**EXERCISE AIM**
Reproduce, word for word, the span of lines starting at the line holding "Clone this chart in D3.js." and ending at the line holding "const y = d3.scaleLinear().domain([0,20]).range([B,T]);". Omit every picture.

--- begin ---

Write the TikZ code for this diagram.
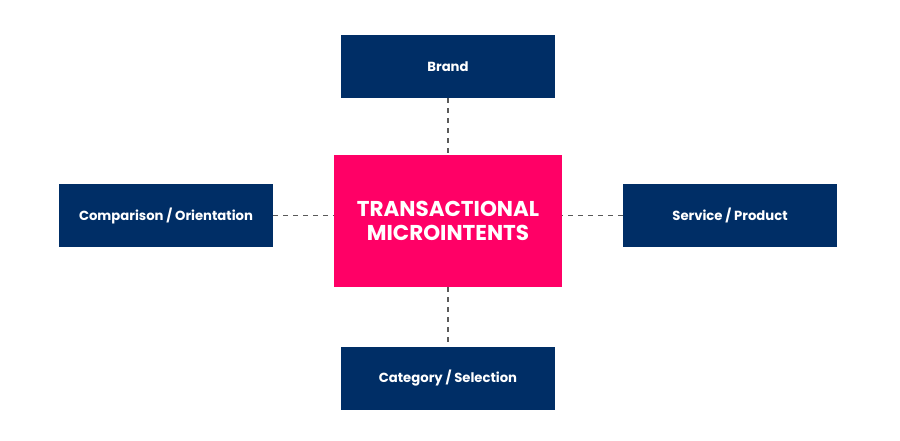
\documentclass[tikz,border=0pt]{standalone}
\usepackage{fontspec}
\setmainfont{Poppins}
\usetikzlibrary{positioning}
\definecolor{navyBox}{HTML}{002E66}
\definecolor{pinkBox}{HTML}{FF0066}
\definecolor{dashGray}{HTML}{5A5A5A}
\tikzset{
  topic/.style={fill=navyBox, text=white, minimum width=214pt, minimum height=63pt,
    inner sep=0pt, font=\bfseries\fontsize{13.2}{15}\selectfont},
  core/.style={fill=pinkBox, text=white, minimum width=228pt, minimum height=132pt,
    inner sep=0pt, align=center, font=\bfseries\fontsize{21.5}{24}\selectfont},
  link/.style={dashGray, line width=1.8pt, dash pattern=on 5pt off 5pt}
}
\begin{document}
\begin{tikzpicture}[x=1pt,y=1pt]
  \useasboundingbox (0,0) rectangle (900,441);
  % centre and the four intents
  \node [core] (micro) at (448,220) {TRANSACTIONAL\\MICROINTENTS};
  \node [topic] (brand) at (448,374.5) {Brand};
  \node [topic] (categ) at (448,62.5) {Category / Selection};
  \node [topic] (compar) at (166,225.5) {Comparison / Orientation};
  \node [topic] (servi) at (730,225.5) {Service / Product};
  % dashed links
  \draw [link] (brand.south) -- (micro.north);
  \draw [link] (micro.south) -- (categ.north);
  \draw [link] (compar.east) -- (compar.east -| micro.west);
  \draw [link] (servi.west) -- (servi.west -| micro.east);
\end{tikzpicture}
\end{document}
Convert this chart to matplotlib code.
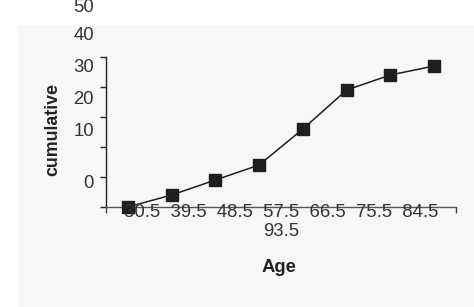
import matplotlib
matplotlib.use("Agg")
import matplotlib.pyplot as plt
from matplotlib.patches import Rectangle

plt.rcParams['font.family'] = ['Liberation Sans', 'DejaVu Sans']

# Data
x_labels = ["30.5", "39.5", "48.5", "57.5", "66.5", "75.5", "84.5", "93.5"]
cumulative = [0, 4, 9, 14, 26, 39, 44, 47]
y_tick_values = [0, 10, 20, 30, 40, 50]
y_tick_labels = ["0", "10", "20", "30", "40", "50"]

W, H = 474, 307
fig = plt.figure(figsize=(W / 100, H / 100), dpi=100, facecolor="white")

# gray chart panel
fig.patches.append(Rectangle((18 / W, 0), 1 - 18 / W, (H - 25) / H,
                             transform=fig.transFigure, facecolor="#f7f7f7",
                             edgecolor="none", zorder=-10))

ax = fig.add_axes([106 / W, (H - 207) / H, 350 / W, 150 / H])
ax.set_zorder(5)
ax.set_facecolor("none")

xs = list(range(len(cumulative)))
ax.plot(xs, cumulative, color="#1e1e1e", lw=1.1, marker="s", markersize=8.6,
        markerfacecolor="#1e1e1e", markeredgecolor="#1e1e1e", clip_on=False, zorder=5)

ax.set_xlim(-0.5, len(cumulative) - 0.5)
ax.set_ylim(0, 50)
for s in ["top", "right"]:
    ax.spines[s].set_visible(False)
ax.spines["left"].set_color("#222222")
ax.spines["bottom"].set_color("#555555")
ax.spines["left"].set_linewidth(1.0)
ax.spines["bottom"].set_linewidth(1.0)

ax.set_yticks(y_tick_values)
ax.set_yticklabels([])
ax.tick_params(axis="y", direction="out", length=4.5, width=1.0, color="#222222")
ax.set_xticks([-0.5, len(cumulative) - 0.5])
ax.set_xticklabels([])
ax.tick_params(axis="x", direction="out", length=4, width=1.0, color="#444444")

# misplaced y tick labels (as in the reference)
label_px = [183, 132, 100, 68, 36, 7]
for lab, py in zip(y_tick_labels, label_px):
    fig.text(94 / W, 1 - py / H, lab, ha="right", va="center",
             fontsize=13.3, color="#333333")

# wrapped category labels
xtext = "  ".join(x_labels[:-1]) + "\n" + x_labels[-1]
fig.text(281 / W, 1 - 204 / H, xtext, ha="center", va="top", multialignment="center",
         fontsize=13.3, color="#333333", linespacing=1.15, zorder=6)

fig.text(279 / W, 1 - 268 / H, "Age", ha="center", va="center",
         fontsize=13.3, fontweight="bold", color="#222222")
fig.text(53 / W, 1 - 130 / H, "cumulative", ha="center", va="center", rotation=90,
         fontsize=12.8, fontweight="bold", color="#222222")

fig.savefig("out.png", dpi=100, facecolor="white")
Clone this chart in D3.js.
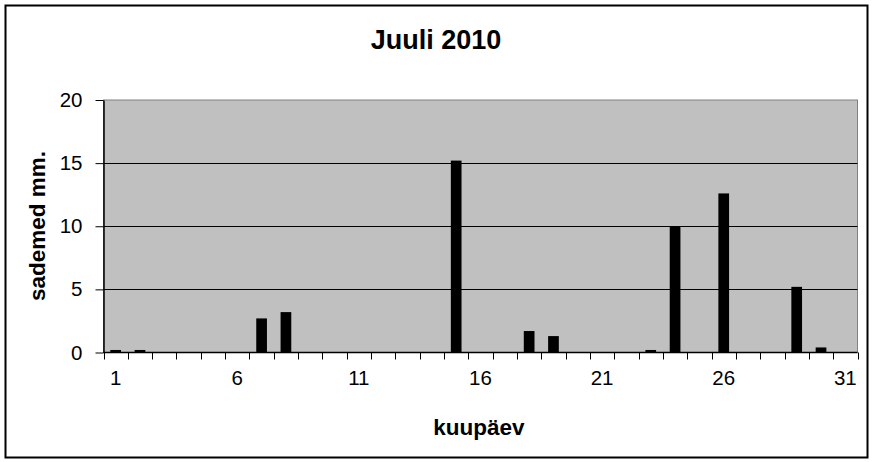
<!DOCTYPE html>
<html><head><meta charset="utf-8">
<script src="https://cdn.jsdelivr.net/npm/d3@7"></script>
<style>body{margin:0;background:#fff}svg{display:block;font-family:"Liberation Sans",Arial,sans-serif}</style>
</head><body><svg id="c" width="873" height="462"></svg>
<script>
const days = d3.range(1, 32);
const rain = [0.2,0.2,0,0,0,0,2.7,3.2,0,0,0,0,0,0,15.2,0,0,1.7,1.3,0,0,0,0.2,10.0,0,12.6,0,0,5.2,0.4,0];
const yTicks = [0,5,10,15,20];
const xTickLabels = [1,6,11,16,21,26,31];
const title = "Juuli 2010";
const xTitle = "kuupäev";
const yTitle = "sademed mm.";

const svg = d3.select("#c");
const L = 103.5, R = 857.5, T = 100, B = 352.5;

svg.append("rect").attr("x",5.5).attr("y",5.5).attr("width",862).attr("height",452)
  .attr("fill","#fff").attr("stroke","#000").attr("stroke-width",2);

const x = d3.scaleBand().domain(days).range([L,R]).paddingInner(0.56).paddingOuter(0.28);
const xb = d3.scaleBand().domain(days).range([L,R]);
const y = d3.scaleLinear().domain([0,20]).range([B,T]);

svg.append("rect").attr("x",L).attr("y",T).attr("width",R-L).attr("height",B-T)
  .attr("fill","#c0c0c0").attr("stroke","#808080").attr("stroke-width",1);

svg.append("g").selectAll("line").data(yTicks.filter(d=>d>0&&d<20)).join("line")
  .attr("x1",L).attr("x2",R).attr("y1",d=>Math.round(y(d))+0.5).attr("y2",d=>Math.round(y(d))+0.5)
  .attr("stroke","#000").attr("stroke-width",1.2);

svg.append("g").selectAll("rect").data(days).join("rect")
  .attr("x",d=>x(d)).attr("width",x.bandwidth())
  .attr("y",(d,i)=>y(rain[i])).attr("height",(d,i)=>B-y(rain[i]))
  .attr("fill","#000");

// y axis
const ya = svg.append("g").attr("transform",`translate(${L},0)`)
  .call(d3.axisLeft(y).tickValues(yTicks).tickSize(8).tickPadding(13).tickSizeOuter(0));
ya.select(".domain").attr("stroke","#000").attr("stroke-width",1.5);
ya.selectAll("line").attr("stroke","#000");
ya.selectAll("text").attr("font-size",20.5).attr("fill","#000").attr("font-family","Liberation Sans, Arial");

// x axis
const xa = svg.append("g").attr("transform",`translate(0,${B})`);
xa.append("line").attr("x1",L).attr("x2",R).attr("y1",0).attr("y2",0).attr("stroke","#000").attr("stroke-width",1.5);
const tickPos = days.map(d=>xb(d)).concat([R]);
xa.selectAll("line.t").data(tickPos).join("line").attr("class","t")
  .attr("x1",d=>Math.round(d)+0.5).attr("x2",d=>Math.round(d)+0.5).attr("y1",0).attr("y2",7).attr("stroke","#000");
xa.selectAll("text").data(xTickLabels).join("text")
  .attr("x",d=>xb(d)+xb.bandwidth()/2).attr("y",32).attr("text-anchor","middle")
  .attr("font-size",20.5).text(d=>d);

svg.append("text").attr("x",436).attr("y",49).attr("text-anchor","middle")
  .attr("font-size",27).attr("font-weight","bold").text(title);
svg.append("text").attr("x",479).attr("y",435).attr("text-anchor","middle")
  .attr("font-size",22.5).attr("font-weight","bold").text(xTitle);
svg.append("text").attr("transform","translate(45,226) rotate(-90)").attr("text-anchor","middle")
  .attr("font-size",22.5).attr("font-weight","bold").text(yTitle);
</script></body></html>
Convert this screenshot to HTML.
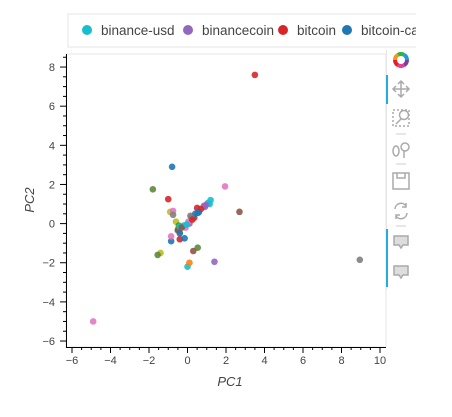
<!DOCTYPE html>
<html><head><meta charset="utf-8"><style>
body{margin:0;background:#fff;width:452px;height:412px;overflow:hidden;font-family:"Liberation Sans",sans-serif}
</style></head><body>
<svg width="452" height="412" id="chart">
<defs><clipPath id="lc"><rect x="0" y="0" width="416" height="60"/></clipPath></defs>
<rect x="0" y="0" width="452" height="412" fill="#fff"/>
<g id="legend" clip-path="url(#lc)">
<rect x="68" y="14" width="400" height="33" fill="#fff" stroke="#e5e5e5"/>
</g>
<rect x="66" y="54" width="320" height="293" fill="none" stroke="#e5e5e5"/>
<g id="axes"></g>
<g id="points"></g>
<text x="230" y="386" text-anchor="middle" font-size="13" font-style="italic" fill="#444">PC1</text>
<text transform="translate(34,200) rotate(-90)" text-anchor="middle" font-size="13" font-style="italic" fill="#444">PC2</text>
<g fill="none" stroke="#aaa" stroke-width="1.5">
<line x1="386.5" y1="50" x2="386.5" y2="290" stroke="#e5e5e5" stroke-width="1"/>
<rect x="386" y="75" width="2" height="29" fill="#26aae1" stroke="none"/>
<rect x="386" y="229" width="2" height="58" fill="#26aae1" stroke="none"/>
<g stroke-width="4">
<path d="M395 60a6 6 0 0 1 3-5.2" stroke="#f7941d"/>
<path d="M398 54.8a6 6 0 0 1 6 0" stroke="#2fb34a"/>
<path d="M404 54.8a6 6 0 0 1 3 5.2" stroke="#1c9ad6"/>
<path d="M407 60a6 6 0 0 1-3 5.2" stroke="#7b3f98"/>
<path d="M404 65.2a6 6 0 0 1-6 0" stroke="#e0409a"/>
<path d="M398 65.2a6 6 0 0 1-3-5.2" stroke="#ed1c24"/>
</g>
<g><path d="M393 89h16M401 81v16M396 86l-3 3 3 3M406 86l3 3-3 3M398 84l3-3 3 3M398 94l3 3 3-3"/></g>
<g><rect x="393" y="110" width="16" height="16" stroke-dasharray="2 2"/><circle cx="404" cy="115" r="4.5"/><path d="M401 119l-5 5"/></g>
<line x1="396" y1="134" x2="406" y2="134" stroke="#ccc" stroke-width="1"/>
<g><ellipse cx="396" cy="151" rx="3" ry="5"/><circle cx="405" cy="147" r="4"/><path d="M404 151v7"/></g>
<line x1="396" y1="164" x2="406" y2="164" stroke="#ccc" stroke-width="1"/>
<g><rect x="393" y="173" width="16" height="16"/><path d="M397 173v5h8v-5"/></g>
<g><path d="M395 209a6 6 0 0 1 11-3M407 213a6 6 0 0 1-11 3M406 203v4h-4M396 219v-4h4"/></g>
<line x1="396" y1="226" x2="406" y2="226" stroke="#ccc" stroke-width="1"/>
<g><path d="M394 236h14v9h-5l-2 3-2-3h-5z" fill="#ddd"/></g>
<g><path d="M394 266h14v9h-5l-2 3-2-3h-5z" fill="#ddd"/></g>
</g>
</svg>
<script>
const seriesNames=["binance-usd","binancecoin","bitcoin","bitcoin-cash"];
const palette=["#1f77b4","#ff7f0e","#2ca02c","#d62728","#9467bd","#8c564b","#e377c2","#7f7f7f","#bcbd22","#17becf","#5c8a3c"];
const legendColors=["#17becf","#9467bd","#d62728","#1f77b4"];
const xTicks=[-6,-4,-2,0,2,4,6,8,10];
const yTicks=[-6,-4,-2,0,2,4,6,8];
const px=[3.5,8.95,-4.9,-0.8,-1.8,1.95,-1.0,2.7,1.2,1.4,0,0.1,-1.4,-1.55,0.53,0.3,-0.85,-0.85,-0.6,-0.9,-0.75,-0.75,0.15,0.5,0.6,0.9,-0.1,-0.4,-0.15,-0.4,-0.5,-0.5,-0.4,0.1,0.35,1.15,-0.45,-0.4,1.05,0.85,0.7,0.4,0.2,0.05,-0.2,-0.3,0.25,0.55,0.95,-0.05];
const py=[7.6,-1.85,-5.0,2.9,1.75,1.9,1.25,0.6,1.2,-1.95,-2.2,-2.0,-1.5,-1.6,-1.23,-1.4,-0.9,-0.65,0.1,0.6,0.65,0.45,0.4,0.8,0.6,0.85,-0.2,-0.8,-0.75,-0.45,-0.3,-0.35,-0.5,0.0,0.3,1.0,-0.1,-0.15,1.05,0.9,0.75,0.5,0.3,0.1,-0.1,-0.2,0.2,0.55,0.95,-0.05];
const pc=[3,7,6,0,10,6,3,5,9,4,9,1,8,10,10,5,0,6,8,8,6,7,7,3,0,4,6,3,0,8,7,5,0,4,3,9,2,9,9,4,3,0,7,6,9,5,3,0,4,9];
const NS="http://www.w3.org/2000/svg";
const X=v=>187.5+v*19.25, Y=v=>223.6-v*19.57;
const axes=document.getElementById('axes');
function el(t,a,p){const e=document.createElementNS(NS,t);for(const k in a)e.setAttribute(k,a[k]);p.appendChild(e);return e;}
el('line',{x1:66,y1:347.5,x2:386,y2:347.5,stroke:'#000','stroke-width':1},axes);
el('line',{x1:66.5,y1:54,x2:66.5,y2:347,stroke:'#000','stroke-width':1},axes);
xTicks.forEach(t=>{const x=X(t);el('line',{x1:x,y1:347,x2:x,y2:353,stroke:'#000'},axes);
 const tx=el('text',{x:x,y:364,'text-anchor':'middle','font-size':11,fill:'#444'},axes);tx.textContent=(t<0?'\u2212'+(-t):t);
 
 
 [0.5,1,1.5].forEach(m=>{const mx=X(t+m);if(t+m<=10.2)el('line',{x1:mx,y1:347,x2:mx,y2:350,stroke:'#000'},axes);});});
yTicks.forEach(t=>{const y=Y(t);el('line',{x1:60,y1:y,x2:66,y2:y,stroke:'#000'},axes);
 const tx=el('text',{x:55,y:y+4,'text-anchor':'end','font-size':11,fill:'#444'},axes);tx.textContent=(t<0?'\u2212'+(-t):t);
 
 
 [0.5,1,1.5].forEach(m=>{const my=Y(t+m);if(t+m<=8.8)el('line',{x1:63,y1:my,x2:66,y2:my,stroke:'#000'},axes);});});
const g=document.getElementById('points');
px.forEach((v,i)=>{const c=el('circle',{cx:X(v),cy:Y(py[i]),r:3.3,fill:palette[pc[i]],'fill-opacity':0.9},g);
 
 });
const lg=document.getElementById('legend');
const lx=[87,188,283,347];
seriesNames.forEach((n,i)=>{const c=el('circle',{cx:lx[i],cy:30,r:5,fill:legendColors[i]},lg);
 
 
 const t=el('text',{x:lx[i]+14,y:35,'font-size':13.5,fill:'#444'},lg);t.textContent=n;
 
 });
</script>
</body></html>
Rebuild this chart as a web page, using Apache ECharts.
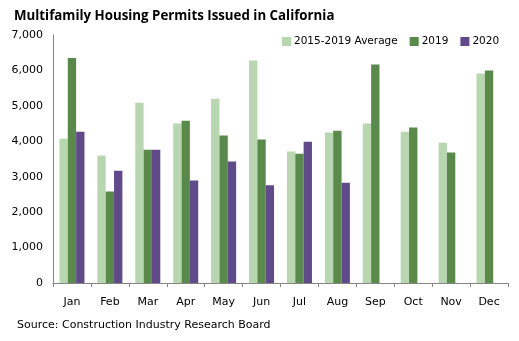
<!DOCTYPE html>
<html><head><meta charset="utf-8">
<script src="https://cdn.jsdelivr.net/npm/echarts@6/dist/echarts.min.js"></script>
<style>html,body{margin:0;padding:0;background:#fff}#c{width:519px;height:341px}</style>
</head><body><div id="c"></div>
<script>
const months = ["Jan","Feb","Mar","Apr","May","Jun","Jul","Aug","Sep","Oct","Nov","Dec"];
const avg2015_2019 = [4070,3600,5090,4500,5200,6280,3710,4250,4500,4270,3960,5910];
const y2019 = [6350,2580,3760,4580,4160,4050,3650,4300,6170,4390,3680,6000];
const y2020 = [4270,3170,3760,2890,3430,2760,3990,2830,null,null,null,null];
const seriesNames = ["2015-2019 Average","2019","2020"];
const colors = ["#b8d7b0","#5a8a4a","#604a8b"];

const chart = echarts.init(document.getElementById('c'), null, {renderer:'canvas'});
const font = "DejaVu Sans";
chart.setOption({
  animation:false,
  title:{text:"Multifamily Housing Permits Issued in California", left:9, top:5,
    textStyle:{fontFamily:"Open Sans", fontWeight:"bold", fontSize:13.3, color:"#000"}},
  graphic:[{type:'text', left:17, top:320, style:{text:"Source: Construction Industry Research Board", font:"11px DejaVu Sans", fill:"#000"}}],
  legend:{data:seriesNames, left:277, top:31, icon:'rect', itemWidth:9, itemHeight:9, itemGap:12,
    textStyle:{fontFamily:font, fontSize:10.5, color:"#000", padding:[0,0,0,-2]}},
  grid:{left:53, right:11, top:35, bottom:58},
  xAxis:{type:'category', data:months,
    axisLine:{lineStyle:{color:"#868686"}},
    axisTick:{show:true, length:4, lineStyle:{color:"#868686"}},
    axisLabel:{fontFamily:font, fontSize:11, color:"#000", margin:14}},
  yAxis:{type:'value', min:0, max:7000, interval:1000,
    axisLine:{show:true, lineStyle:{color:"#868686"}},
    axisTick:{show:false},
    splitLine:{show:false},
    axisLabel:{fontFamily:font, fontSize:11, color:"#000", margin:10,
      formatter:v=>v.toLocaleString('en-US')}},
  series:[
    {name:seriesNames[0], type:'bar', data:avg2015_2019, itemStyle:{color:colors[0]}, barGap:'0%', barCategoryGap:'34%'},
    {name:seriesNames[1], type:'bar', data:y2019, itemStyle:{color:colors[1]}, barGap:'0%', barCategoryGap:'34%'},
    {name:seriesNames[2], type:'bar', data:y2020, itemStyle:{color:colors[2]}, barGap:'0%', barCategoryGap:'34%'}
  ]
});
</script></body></html>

--- end ---

**EXERCISE RESPONSE**
Clone this chart in D3.js.
<!DOCTYPE html>
<html><head><meta charset="utf-8">
<script src="https://cdn.jsdelivr.net/npm/d3@7"></script>
<style>body{margin:0;background:#fff}svg{display:block;font-family:"Liberation Sans",Arial,sans-serif}</style>
</head><body><svg id="c" width="873" height="462"></svg>
<script>
const days = d3.range(1, 32);
const rain = [0.2,0.2,0,0,0,0,2.7,3.2,0,0,0,0,0,0,15.2,0,0,1.7,1.3,0,0,0,0.2,10.0,0,12.6,0,0,5.2,0.4,0];
const yTicks = [0,5,10,15,20];
const xTickLabels = [1,6,11,16,21,26,31];
const title = "Juuli 2010";
const xTitle = "kuupäev";
const yTitle = "sademed mm.";

const svg = d3.select("#c");
const L = 103.5, R = 857.5, T = 100, B = 352.5;

svg.append("rect").attr("x",5.5).attr("y",5.5).attr("width",862).attr("height",452)
  .attr("fill","#fff").attr("stroke","#000").attr("stroke-width",2);

const x = d3.scaleBand().domain(days).range([L,R]).paddingInner(0.56).paddingOuter(0.28);
const xb = d3.scaleBand().domain(days).range([L,R]);
const y = d3.scaleLinear().domain([0,20]).range([B,T]);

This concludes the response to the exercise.